La petite fée cabossée

Lola Berthomé

Texte

PHEALTHoverty
EDUCATION

L'oeuvre

Je cohabite avec une petite fille difficile.

Elle déchire les vêtements qu’elle ne veut pas mettre, et jette son repas, lorsque rien ne lui plaît sans son assiette. Elle veut décider de tout, de là où on va, à quand on rentrera. Elle ne supporte pas lorsque l’attention n’est pas sur elle, et en même temps, elle prend peur lorsque l’on s’approche d’elle.

Elle ne joue pas, elle préfère rentrer en conflit avec moi, elle me pousse en pleurant, elle ne sait pas si je suis là pour bien, ou si encore une fois on la battra.

Le jour de son anniversaire, elle déchire violemment le papier cadeau, cette rage qu'elle porte en elle me fait froid dans le dos. Chez les personnes qui m’invitent, elle saute sur le canapé et prend la fuite, « je vais devoir vous laisser, elle doit être fatiguée la petite. »

Je cohabite avec cette petite fille, et le quotidien est difficile. Elle ne marche pas, elle court, elle ne joue pas, elle casse, elle ne caresse pas, elle griffe, elle ne parle pas, elle crie ; c’est sa façon d’être au monde, par peur qu’on l’oublie.

Cette petite fille me donne du fil à retordre, et pourtant, c’est elle que j’ai choisie pour vivre à mes côtés ; car j’ai vu dans ses petits yeux d’enfant, tout l’amour qui lui manquait. Derrière toute cette colère et cette violence, se cache avant tout une gosse brisée, que l’on n ‘a jamais respectée, ni même prit dans les bras et câlinée.

Je cohabite avec une petite fille en souffrance, qui n’a pour repère, que la peur et la méfiance. Les adultes ne font pas tous du mal, ils peuvent être sécurisants, comment faire comprendre ça à une gamine de 8 ans qui a passé toute sa petite vie à craindre les grands ?


Ma petite fille, j’espère qu’un jour, on habitera plus qu’on cohabitera, lorsque ton petit cœur ne sera plus en alerte, lorsque tu arriveras petit à petit à me faire confiance, et à trouver en moi plus de réconfort que tu ne le penses.

Je serai patiente, je serai à l’écoute de tes douleurs et de tes chagrins, pour que tu acceptes qu’on avance toutes les deux main dans la main, les miennes ne sont pas là pour te gifler, mais pour essuyer tes larmes qui ne cessent de couler.

J’ai confiance en toi, tu deviendras quelqu’un de bien, malgré les pierres tranchantes qui parcourent ton chemin, tu seras capable de douceur et de tendresse, et tu tomberas amoureuse, parce que tu en as le droit, tu sauras prendre soin de la personne qui vivra avec toi.

En attendant, je serai là, et nous franchirons les étapes de ta vie ensemble, je suis la personne qui adoucira ton petit monde cabossé, tu es la petite fille qui a fait de moi une maman comblée.


Le message

Le message que je souhaite faire passer, c'est qu'on peut devenir quelqu'un, et quelqu'un de bien lorsqu'une personne croit en nous, nous aide à nous reconstruire et nous accepte avec nos petites égratignures ou nos profondes blessures.

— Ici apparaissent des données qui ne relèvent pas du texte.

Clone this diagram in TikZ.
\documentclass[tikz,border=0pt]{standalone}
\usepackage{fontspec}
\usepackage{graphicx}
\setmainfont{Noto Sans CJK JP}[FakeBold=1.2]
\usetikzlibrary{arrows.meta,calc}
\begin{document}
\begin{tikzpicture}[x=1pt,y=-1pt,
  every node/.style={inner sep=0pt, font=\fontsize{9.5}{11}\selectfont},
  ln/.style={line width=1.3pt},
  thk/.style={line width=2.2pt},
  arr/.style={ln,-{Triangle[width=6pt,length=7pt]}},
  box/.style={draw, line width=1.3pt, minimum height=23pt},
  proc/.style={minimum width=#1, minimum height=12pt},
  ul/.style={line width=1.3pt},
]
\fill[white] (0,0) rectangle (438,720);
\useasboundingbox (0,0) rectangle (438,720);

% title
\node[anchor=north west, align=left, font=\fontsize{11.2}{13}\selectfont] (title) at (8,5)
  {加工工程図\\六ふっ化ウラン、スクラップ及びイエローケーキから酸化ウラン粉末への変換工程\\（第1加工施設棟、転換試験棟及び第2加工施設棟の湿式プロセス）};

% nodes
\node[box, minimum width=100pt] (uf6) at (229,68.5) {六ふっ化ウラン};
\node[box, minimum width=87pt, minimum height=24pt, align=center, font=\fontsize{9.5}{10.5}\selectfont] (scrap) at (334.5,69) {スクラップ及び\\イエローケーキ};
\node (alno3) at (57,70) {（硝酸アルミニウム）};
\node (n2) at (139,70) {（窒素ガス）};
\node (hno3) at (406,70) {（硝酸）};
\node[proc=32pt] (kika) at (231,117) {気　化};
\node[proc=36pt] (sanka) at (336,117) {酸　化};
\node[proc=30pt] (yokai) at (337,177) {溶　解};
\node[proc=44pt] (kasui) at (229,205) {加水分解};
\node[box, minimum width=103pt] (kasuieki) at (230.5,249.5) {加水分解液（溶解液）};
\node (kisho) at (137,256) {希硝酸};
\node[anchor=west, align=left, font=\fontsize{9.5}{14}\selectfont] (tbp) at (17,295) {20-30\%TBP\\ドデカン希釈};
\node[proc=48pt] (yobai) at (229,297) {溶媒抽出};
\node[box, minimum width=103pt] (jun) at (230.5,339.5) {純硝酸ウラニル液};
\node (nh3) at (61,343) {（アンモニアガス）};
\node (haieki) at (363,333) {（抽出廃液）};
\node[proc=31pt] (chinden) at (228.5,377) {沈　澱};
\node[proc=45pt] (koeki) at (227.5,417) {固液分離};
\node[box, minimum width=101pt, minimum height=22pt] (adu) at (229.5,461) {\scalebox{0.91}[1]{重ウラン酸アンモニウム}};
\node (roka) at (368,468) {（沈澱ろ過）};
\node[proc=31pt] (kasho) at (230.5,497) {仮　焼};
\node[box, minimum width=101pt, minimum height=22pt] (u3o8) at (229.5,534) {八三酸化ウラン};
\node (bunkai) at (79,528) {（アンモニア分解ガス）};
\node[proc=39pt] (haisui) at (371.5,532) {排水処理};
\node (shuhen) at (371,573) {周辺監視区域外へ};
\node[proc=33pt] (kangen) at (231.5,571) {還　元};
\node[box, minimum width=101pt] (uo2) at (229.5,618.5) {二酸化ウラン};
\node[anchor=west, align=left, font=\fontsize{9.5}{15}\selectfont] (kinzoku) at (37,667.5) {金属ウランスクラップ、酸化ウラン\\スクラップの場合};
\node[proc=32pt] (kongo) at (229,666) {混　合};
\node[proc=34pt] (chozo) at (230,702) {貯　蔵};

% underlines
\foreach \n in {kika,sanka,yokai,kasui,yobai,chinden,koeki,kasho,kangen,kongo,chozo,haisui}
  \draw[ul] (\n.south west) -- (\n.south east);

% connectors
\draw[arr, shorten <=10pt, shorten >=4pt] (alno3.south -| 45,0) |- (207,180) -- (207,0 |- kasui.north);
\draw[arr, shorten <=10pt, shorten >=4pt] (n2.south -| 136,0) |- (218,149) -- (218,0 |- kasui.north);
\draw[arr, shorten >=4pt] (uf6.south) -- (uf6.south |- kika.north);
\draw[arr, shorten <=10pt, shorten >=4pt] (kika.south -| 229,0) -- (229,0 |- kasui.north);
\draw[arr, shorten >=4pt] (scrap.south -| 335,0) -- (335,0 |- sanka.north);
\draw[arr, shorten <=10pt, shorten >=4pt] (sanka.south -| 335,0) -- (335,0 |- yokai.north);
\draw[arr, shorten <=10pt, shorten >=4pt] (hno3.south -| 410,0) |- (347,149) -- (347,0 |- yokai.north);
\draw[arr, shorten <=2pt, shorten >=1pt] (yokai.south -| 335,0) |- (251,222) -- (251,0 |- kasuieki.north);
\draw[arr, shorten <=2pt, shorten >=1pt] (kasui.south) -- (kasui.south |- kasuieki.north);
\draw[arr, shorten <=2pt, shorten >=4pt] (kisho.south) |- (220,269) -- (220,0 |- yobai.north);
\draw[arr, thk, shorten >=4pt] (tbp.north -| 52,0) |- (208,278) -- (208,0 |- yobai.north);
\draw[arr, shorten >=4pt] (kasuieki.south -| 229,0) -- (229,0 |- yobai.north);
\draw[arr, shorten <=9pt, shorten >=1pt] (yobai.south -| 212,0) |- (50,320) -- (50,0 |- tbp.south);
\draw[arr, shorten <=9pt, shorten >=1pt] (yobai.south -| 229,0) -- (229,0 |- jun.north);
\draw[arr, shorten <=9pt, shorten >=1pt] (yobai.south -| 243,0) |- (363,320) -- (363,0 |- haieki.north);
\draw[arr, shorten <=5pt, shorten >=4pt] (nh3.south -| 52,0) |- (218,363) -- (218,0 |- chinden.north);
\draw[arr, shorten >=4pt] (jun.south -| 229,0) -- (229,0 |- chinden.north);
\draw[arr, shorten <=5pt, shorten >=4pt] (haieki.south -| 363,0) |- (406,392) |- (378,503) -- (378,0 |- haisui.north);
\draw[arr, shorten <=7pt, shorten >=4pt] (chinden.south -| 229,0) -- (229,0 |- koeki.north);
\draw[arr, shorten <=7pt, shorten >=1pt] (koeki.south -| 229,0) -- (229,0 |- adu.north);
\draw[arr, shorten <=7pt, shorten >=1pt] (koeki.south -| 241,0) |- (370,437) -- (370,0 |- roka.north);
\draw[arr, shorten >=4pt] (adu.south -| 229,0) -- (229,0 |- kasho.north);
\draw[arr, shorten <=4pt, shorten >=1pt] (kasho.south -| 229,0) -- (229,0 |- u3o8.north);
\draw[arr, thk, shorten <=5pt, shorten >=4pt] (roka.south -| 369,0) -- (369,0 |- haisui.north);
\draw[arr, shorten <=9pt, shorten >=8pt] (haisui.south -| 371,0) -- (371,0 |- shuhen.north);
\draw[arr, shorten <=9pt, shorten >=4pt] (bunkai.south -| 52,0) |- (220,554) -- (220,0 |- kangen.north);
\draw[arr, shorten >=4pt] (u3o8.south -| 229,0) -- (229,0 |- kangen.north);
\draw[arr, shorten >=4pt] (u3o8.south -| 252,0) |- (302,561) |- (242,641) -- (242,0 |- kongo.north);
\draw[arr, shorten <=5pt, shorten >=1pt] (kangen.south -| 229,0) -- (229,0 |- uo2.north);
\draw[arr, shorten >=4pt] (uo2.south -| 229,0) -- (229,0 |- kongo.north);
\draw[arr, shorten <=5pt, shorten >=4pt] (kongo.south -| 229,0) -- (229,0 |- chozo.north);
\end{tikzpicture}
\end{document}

L'amour ne laisse pas d'entailles sur le corps, il ne fait pas trembler de peur, il laisse des rayons lumineux dans le cœur. Pour un enfant, vivre dans un endroit sécurisant et bienveillant ne peut que l'aider à devenir un adulte épanoui.


Le processus créatif

J'ai commencé par évoquer le comportement de la petite fille, rempli de colère et de peur. J'ai commencé par dire que c'était une petite fille " difficile " , alors qu'à la fin, je dis que c'est une petite fille " en souffrance ", ce qui change tout car chaque comportement d'enfant a une raison. Je parle au début à la 3ème personne du singulier, et je continue en parlant à la 2ème personne du singulier, c'est à ce moment-là que je m'adresse à la petite fille. J'évoque tout ce que sa maman fait pour adoucir sa vie, sa maman qui a confiance en elle au fur et à mesure du texte, et qui finit par dire qu'elle sera toujours là pour elle.